== MATERIAL SUPPLIED ==

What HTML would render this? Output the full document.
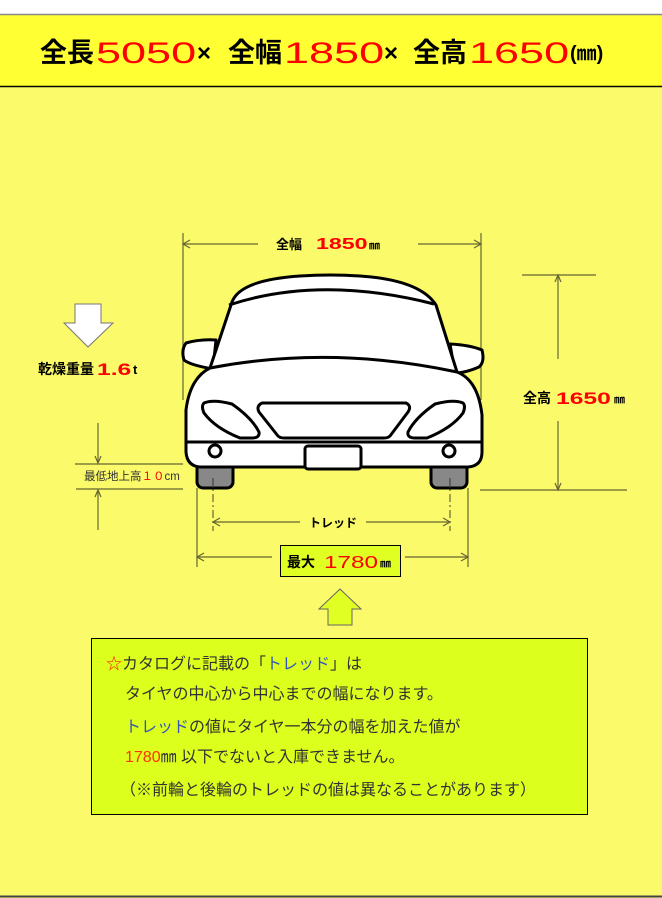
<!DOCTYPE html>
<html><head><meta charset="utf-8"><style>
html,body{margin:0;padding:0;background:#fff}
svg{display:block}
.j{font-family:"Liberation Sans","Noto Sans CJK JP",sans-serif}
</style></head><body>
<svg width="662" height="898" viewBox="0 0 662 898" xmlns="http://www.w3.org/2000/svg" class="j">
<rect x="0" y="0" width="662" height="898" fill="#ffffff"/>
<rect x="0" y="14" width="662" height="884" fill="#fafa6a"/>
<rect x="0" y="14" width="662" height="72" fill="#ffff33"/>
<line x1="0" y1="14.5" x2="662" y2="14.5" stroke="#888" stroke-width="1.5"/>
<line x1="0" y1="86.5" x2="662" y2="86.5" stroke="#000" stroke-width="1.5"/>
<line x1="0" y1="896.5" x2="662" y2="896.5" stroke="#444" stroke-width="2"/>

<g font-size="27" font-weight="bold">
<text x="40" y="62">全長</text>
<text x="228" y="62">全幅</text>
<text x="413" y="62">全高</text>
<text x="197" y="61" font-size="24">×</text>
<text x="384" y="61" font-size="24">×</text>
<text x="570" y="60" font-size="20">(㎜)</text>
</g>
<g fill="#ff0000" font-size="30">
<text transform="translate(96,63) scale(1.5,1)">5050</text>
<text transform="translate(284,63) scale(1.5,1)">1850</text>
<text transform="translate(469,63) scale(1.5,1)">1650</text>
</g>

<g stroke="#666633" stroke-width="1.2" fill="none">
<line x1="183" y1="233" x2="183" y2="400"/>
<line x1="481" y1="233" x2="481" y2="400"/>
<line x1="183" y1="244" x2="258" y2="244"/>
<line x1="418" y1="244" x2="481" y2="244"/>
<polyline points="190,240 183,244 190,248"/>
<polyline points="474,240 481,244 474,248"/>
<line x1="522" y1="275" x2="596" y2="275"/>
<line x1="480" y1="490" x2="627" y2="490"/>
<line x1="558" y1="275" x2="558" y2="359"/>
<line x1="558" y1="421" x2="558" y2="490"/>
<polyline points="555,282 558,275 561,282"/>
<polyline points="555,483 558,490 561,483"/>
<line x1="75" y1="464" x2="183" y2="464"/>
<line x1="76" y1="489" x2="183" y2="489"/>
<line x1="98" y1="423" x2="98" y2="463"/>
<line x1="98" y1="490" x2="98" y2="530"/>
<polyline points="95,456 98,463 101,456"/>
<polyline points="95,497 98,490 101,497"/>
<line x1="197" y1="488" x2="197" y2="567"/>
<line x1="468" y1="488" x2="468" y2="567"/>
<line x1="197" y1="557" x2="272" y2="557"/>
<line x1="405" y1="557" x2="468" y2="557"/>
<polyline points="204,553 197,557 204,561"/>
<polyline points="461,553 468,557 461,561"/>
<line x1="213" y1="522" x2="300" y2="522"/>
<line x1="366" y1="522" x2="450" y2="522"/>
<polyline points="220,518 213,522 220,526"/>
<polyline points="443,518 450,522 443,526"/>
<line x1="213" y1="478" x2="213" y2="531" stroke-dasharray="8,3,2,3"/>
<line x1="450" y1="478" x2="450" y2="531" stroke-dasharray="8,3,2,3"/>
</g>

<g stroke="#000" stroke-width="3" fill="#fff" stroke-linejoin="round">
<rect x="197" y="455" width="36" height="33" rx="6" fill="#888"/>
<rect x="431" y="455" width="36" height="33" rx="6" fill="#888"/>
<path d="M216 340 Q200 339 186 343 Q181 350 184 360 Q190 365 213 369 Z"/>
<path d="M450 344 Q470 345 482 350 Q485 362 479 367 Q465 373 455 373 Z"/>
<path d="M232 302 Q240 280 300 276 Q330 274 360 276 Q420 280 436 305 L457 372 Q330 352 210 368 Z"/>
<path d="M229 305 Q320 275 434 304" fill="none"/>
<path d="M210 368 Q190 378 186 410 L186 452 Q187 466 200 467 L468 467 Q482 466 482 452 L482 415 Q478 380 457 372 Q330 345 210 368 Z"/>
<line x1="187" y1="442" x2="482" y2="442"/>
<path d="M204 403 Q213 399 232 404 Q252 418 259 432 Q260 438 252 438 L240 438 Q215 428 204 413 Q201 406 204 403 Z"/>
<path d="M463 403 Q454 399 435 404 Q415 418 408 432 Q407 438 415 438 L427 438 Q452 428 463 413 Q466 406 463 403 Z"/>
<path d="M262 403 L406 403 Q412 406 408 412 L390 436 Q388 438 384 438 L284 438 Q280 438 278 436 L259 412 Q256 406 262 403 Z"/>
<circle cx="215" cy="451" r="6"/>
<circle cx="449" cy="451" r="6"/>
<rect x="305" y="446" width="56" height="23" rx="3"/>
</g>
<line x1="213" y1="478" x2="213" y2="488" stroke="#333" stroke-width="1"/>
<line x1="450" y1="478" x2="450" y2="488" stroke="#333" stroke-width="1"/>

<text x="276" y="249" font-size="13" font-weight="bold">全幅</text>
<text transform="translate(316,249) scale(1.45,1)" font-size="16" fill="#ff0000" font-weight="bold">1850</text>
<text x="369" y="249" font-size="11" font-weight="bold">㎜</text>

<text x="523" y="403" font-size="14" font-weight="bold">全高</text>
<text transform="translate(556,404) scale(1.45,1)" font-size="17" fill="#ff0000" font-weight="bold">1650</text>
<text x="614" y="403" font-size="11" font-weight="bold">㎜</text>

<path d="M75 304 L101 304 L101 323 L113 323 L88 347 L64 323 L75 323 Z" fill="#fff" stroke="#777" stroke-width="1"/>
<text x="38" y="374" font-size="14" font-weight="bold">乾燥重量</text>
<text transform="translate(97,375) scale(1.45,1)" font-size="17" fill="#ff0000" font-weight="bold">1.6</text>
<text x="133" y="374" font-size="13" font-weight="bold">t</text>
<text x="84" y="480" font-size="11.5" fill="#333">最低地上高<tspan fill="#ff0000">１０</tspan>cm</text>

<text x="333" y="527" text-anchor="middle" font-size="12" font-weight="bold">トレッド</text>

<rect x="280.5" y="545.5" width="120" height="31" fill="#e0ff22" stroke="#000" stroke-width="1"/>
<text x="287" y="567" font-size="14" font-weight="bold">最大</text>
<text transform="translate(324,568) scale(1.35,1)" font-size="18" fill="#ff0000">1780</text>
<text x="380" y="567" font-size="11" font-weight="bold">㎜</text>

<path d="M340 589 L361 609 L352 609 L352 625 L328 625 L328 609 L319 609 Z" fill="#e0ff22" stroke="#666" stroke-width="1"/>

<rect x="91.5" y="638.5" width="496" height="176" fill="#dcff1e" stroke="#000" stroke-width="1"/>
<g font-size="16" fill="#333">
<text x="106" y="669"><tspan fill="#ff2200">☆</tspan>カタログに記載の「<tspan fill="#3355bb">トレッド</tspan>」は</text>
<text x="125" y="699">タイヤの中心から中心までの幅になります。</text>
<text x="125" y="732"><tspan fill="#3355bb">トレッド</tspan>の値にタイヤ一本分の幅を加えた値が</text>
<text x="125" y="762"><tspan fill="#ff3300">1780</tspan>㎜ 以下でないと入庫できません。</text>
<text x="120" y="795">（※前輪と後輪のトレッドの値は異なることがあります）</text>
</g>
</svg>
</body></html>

--

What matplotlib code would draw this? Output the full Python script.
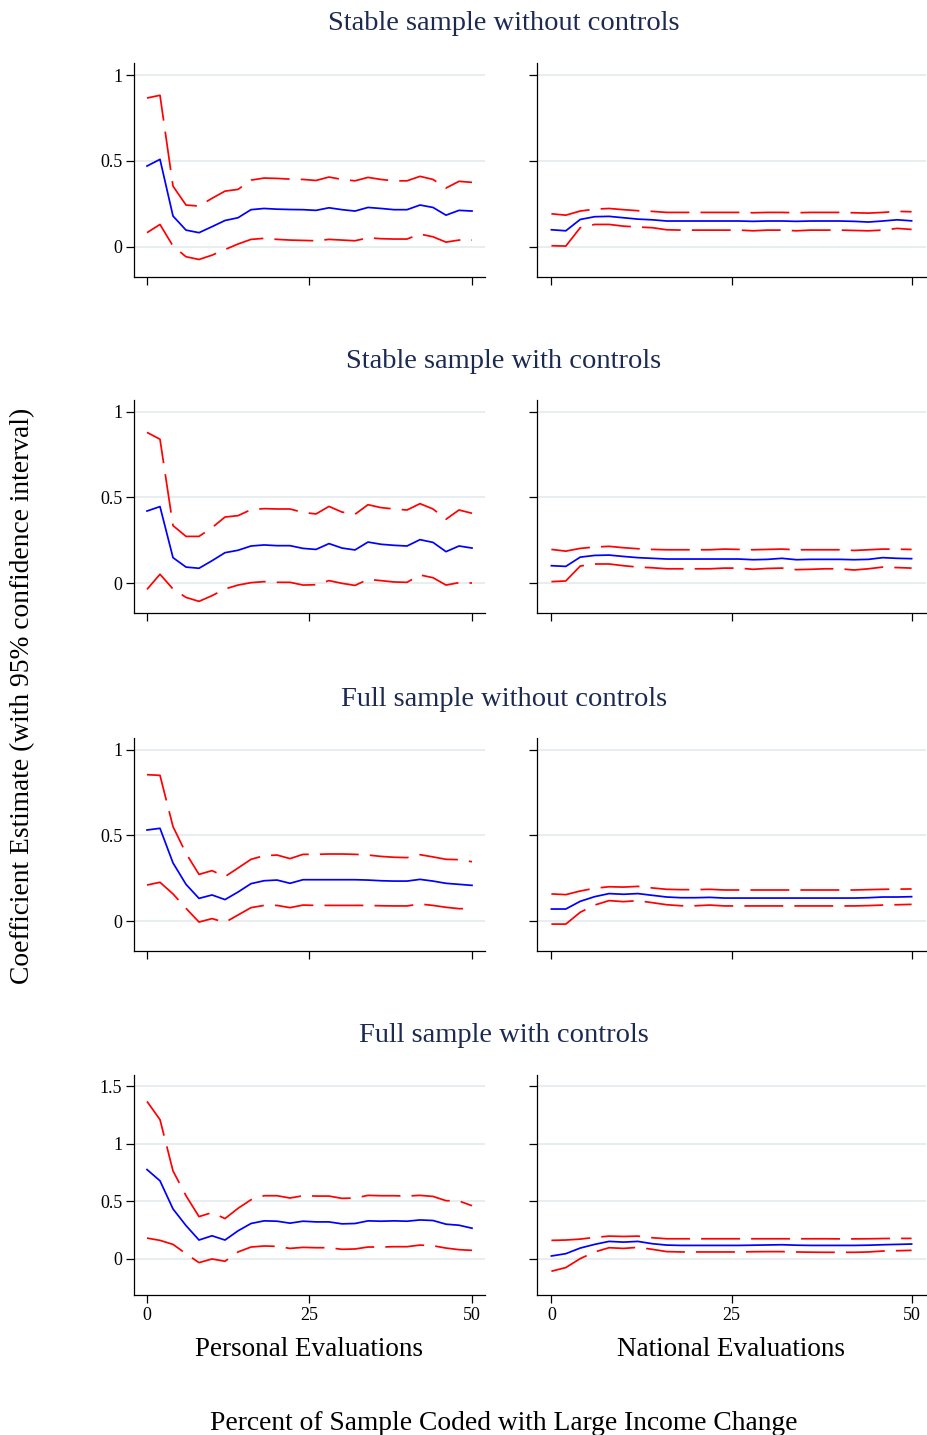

--

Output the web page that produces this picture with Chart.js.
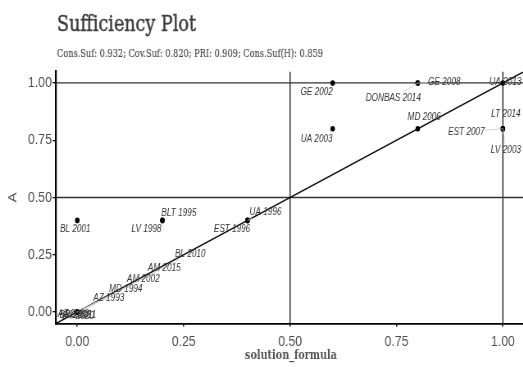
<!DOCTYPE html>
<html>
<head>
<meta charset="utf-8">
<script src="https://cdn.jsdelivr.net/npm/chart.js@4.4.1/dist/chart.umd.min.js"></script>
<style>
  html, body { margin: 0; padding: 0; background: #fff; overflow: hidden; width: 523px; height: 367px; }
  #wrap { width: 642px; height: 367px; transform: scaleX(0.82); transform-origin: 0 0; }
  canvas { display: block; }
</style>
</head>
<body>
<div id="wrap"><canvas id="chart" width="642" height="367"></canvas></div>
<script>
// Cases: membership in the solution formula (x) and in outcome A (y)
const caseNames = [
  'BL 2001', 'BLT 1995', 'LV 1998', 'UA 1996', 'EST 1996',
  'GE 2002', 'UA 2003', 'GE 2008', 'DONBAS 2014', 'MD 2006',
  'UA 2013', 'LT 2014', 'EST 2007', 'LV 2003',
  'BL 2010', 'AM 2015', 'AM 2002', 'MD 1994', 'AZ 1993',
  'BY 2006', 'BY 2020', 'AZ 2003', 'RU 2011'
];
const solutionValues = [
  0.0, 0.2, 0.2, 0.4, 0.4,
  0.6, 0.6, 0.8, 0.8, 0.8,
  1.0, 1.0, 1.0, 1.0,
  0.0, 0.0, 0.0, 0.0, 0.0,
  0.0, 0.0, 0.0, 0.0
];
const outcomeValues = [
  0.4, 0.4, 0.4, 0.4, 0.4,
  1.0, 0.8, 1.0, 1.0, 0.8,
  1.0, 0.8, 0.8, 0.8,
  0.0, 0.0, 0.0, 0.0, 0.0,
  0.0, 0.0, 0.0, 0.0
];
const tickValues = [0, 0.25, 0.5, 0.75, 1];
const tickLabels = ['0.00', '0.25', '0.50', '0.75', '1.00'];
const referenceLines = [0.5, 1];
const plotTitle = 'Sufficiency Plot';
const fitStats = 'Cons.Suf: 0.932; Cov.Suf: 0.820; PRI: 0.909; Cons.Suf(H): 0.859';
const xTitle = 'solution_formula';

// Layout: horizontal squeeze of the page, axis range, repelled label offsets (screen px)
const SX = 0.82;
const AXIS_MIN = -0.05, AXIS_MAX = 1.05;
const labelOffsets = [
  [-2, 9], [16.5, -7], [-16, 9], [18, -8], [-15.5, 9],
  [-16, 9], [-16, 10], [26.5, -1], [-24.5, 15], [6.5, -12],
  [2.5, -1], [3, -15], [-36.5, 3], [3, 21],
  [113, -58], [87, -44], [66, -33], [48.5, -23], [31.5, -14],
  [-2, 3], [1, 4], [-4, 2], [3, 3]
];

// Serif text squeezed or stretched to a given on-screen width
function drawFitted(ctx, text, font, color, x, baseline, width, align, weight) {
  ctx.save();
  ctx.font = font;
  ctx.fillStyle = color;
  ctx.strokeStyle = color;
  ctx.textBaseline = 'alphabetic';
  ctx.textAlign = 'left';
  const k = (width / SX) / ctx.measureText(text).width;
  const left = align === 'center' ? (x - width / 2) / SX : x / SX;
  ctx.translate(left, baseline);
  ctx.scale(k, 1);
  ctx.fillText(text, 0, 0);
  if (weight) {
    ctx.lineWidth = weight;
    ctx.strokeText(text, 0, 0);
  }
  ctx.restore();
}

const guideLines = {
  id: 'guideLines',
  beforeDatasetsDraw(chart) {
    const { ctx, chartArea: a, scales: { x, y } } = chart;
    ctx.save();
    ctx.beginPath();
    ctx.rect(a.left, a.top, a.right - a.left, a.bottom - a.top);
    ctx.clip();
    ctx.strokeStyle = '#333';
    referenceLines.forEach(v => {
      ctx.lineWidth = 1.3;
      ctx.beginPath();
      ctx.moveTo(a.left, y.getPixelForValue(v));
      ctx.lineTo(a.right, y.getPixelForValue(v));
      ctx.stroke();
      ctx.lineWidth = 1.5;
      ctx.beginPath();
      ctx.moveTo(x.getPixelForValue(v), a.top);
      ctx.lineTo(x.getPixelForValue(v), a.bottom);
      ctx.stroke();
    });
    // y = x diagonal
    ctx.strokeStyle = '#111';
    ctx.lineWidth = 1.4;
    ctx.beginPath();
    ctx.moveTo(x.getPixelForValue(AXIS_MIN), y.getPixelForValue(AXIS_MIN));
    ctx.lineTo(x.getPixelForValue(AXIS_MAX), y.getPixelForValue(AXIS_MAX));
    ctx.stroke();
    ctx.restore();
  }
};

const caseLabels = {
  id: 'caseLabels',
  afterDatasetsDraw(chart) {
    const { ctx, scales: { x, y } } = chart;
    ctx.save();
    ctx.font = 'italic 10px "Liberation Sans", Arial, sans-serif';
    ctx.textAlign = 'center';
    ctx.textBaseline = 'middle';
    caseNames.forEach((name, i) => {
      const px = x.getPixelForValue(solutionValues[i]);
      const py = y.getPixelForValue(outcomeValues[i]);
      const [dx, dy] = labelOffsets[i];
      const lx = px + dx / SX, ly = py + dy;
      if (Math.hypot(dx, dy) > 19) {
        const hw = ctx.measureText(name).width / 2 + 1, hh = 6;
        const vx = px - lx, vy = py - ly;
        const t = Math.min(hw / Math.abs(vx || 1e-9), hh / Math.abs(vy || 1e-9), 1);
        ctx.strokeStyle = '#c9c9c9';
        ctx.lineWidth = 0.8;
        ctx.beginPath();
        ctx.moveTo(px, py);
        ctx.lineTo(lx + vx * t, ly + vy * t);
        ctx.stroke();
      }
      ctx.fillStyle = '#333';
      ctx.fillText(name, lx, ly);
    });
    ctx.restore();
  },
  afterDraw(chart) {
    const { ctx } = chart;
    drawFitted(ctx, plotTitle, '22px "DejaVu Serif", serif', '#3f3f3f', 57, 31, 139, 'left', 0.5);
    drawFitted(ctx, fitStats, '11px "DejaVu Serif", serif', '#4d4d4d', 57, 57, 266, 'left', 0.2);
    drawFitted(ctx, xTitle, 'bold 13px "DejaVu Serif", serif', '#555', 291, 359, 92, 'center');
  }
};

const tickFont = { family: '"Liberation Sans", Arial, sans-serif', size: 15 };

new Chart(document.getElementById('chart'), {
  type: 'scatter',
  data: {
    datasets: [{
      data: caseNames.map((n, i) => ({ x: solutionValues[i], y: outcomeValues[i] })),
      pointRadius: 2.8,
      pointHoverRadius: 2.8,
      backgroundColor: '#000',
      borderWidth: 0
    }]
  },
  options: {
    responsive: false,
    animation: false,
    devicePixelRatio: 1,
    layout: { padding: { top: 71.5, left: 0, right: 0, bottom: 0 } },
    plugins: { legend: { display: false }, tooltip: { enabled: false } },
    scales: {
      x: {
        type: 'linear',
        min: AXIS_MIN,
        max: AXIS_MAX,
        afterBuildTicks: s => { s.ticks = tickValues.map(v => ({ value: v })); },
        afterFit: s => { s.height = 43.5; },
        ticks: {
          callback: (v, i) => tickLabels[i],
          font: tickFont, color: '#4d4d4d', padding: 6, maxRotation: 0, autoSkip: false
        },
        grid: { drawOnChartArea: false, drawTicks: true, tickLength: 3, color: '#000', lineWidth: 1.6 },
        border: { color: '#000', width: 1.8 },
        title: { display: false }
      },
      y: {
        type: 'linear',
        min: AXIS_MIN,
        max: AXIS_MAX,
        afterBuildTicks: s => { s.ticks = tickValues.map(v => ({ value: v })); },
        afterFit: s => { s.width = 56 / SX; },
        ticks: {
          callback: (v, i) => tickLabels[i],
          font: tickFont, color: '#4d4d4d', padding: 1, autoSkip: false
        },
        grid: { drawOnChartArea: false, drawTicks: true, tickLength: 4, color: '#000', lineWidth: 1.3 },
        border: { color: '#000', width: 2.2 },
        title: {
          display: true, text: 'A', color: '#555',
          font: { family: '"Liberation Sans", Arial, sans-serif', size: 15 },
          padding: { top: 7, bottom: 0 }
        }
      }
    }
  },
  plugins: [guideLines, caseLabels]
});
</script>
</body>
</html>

== TASK BRIEF ==
Out of the preceding entries, pull every line containing the string "Output".

== RESULT OF THE TASK ==
What HTML would render this? Output the full document.
What matplotlib code would draw this? Output the full Python script.
Output the web page that produces this picture with Chart.js.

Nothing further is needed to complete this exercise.